I am writing my master’s degree thesis on a novel method for fixing knots in an adaptive way and while reading the literature I’ve found many references to the so-called Chebyshev sites. This sites or points are basically the roots of the Chebyshev polynomials, and there’s a proof showing that the Lebesgue constant (a measure that allows us to see how good is a polynomial interpolation) is very close to its lower bound if we put our knots in those sites.
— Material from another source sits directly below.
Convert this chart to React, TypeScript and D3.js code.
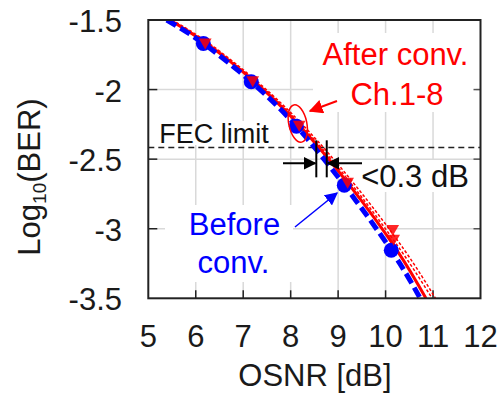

A practical guide to splines (De Boor, 1972) for example provides such a proof.

Anyway I am not interested in polynomial interpolation with splines, but in regression using LASSO on a set of B-splines . On Numerical methods in economics (Judd, 1998) it’s stated that the results regarding the ‘optimality’ of the Chebyshev sites hold also for the regression case, but there is no proof showing that the latter is true.

I would like to know if it’s a good idea to estimate the regression using B-splines constructed over a knot sequence given by the Chebyshev sites, since in the OLS framework I am not interested on minimising the Lebesgue constant but rather I want to minimise the $$| cdot |_2^2$$. In many articles I’ve found phrases like “we will set the knots at the Chebyshev sites, that are well known to be good…” making allusion to the results presented in De Boor, but ignoring that those refer to the interpolation case.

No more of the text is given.